►

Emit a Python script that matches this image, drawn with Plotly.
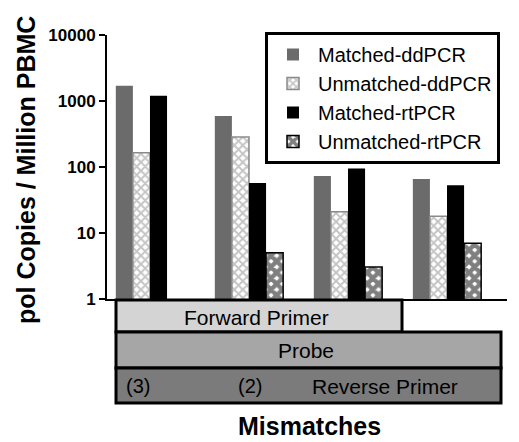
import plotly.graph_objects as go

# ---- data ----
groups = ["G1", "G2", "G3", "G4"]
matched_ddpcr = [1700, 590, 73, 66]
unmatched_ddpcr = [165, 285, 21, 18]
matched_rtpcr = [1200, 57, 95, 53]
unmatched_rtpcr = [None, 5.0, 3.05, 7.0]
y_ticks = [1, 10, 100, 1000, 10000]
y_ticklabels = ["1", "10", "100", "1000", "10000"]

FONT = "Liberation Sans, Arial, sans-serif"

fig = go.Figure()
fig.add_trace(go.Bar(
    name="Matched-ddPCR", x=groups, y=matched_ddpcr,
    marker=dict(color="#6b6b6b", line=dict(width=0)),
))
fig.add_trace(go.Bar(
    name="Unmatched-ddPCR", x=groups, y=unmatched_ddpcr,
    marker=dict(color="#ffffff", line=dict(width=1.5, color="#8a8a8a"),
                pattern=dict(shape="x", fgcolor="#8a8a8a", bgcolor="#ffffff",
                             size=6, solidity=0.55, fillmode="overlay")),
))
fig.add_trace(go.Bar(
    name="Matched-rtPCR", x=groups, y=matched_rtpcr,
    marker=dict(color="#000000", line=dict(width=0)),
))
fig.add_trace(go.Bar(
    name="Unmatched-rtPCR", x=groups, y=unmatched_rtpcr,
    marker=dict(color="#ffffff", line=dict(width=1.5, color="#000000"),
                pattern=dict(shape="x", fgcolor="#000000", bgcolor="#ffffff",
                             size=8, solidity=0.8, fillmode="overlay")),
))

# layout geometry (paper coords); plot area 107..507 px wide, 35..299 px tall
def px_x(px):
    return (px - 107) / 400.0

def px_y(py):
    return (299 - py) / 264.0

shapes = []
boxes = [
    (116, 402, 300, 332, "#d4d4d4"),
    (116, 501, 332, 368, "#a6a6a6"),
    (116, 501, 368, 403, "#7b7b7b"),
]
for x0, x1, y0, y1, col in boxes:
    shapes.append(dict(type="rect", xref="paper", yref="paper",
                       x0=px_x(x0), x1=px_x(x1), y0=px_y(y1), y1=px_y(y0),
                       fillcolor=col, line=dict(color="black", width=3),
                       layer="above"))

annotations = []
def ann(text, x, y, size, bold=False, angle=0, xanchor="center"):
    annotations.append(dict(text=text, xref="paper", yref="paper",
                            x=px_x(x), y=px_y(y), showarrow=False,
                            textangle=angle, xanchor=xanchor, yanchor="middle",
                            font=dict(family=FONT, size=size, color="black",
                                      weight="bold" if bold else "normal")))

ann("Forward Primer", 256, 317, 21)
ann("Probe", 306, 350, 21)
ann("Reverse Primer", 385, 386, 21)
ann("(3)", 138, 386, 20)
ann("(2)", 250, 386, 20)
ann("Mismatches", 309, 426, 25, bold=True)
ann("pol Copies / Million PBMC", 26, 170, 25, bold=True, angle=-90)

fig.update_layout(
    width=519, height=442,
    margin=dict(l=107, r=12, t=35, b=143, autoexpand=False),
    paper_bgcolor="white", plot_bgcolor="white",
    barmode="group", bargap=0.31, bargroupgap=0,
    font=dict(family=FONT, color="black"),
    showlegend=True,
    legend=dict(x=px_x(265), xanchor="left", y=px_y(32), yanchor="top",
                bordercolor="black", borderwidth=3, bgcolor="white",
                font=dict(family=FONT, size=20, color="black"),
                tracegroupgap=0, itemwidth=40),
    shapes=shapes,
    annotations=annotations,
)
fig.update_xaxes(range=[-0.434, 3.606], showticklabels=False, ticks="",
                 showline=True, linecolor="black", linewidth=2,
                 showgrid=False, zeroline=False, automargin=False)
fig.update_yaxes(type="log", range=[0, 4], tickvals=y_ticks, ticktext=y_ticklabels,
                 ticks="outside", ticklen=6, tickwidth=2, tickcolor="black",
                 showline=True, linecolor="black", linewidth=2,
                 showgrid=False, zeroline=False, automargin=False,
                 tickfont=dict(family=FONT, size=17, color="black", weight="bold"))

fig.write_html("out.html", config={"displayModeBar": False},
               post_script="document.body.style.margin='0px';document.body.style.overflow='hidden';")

◄

Up to and including the line containing "import plotly.graph_objects as go", repeat every line from the start of the data, but none of the pictures.

Final result:
Emit a Python script that matches this image, drawn with Plotly.
import plotly.graph_objects as go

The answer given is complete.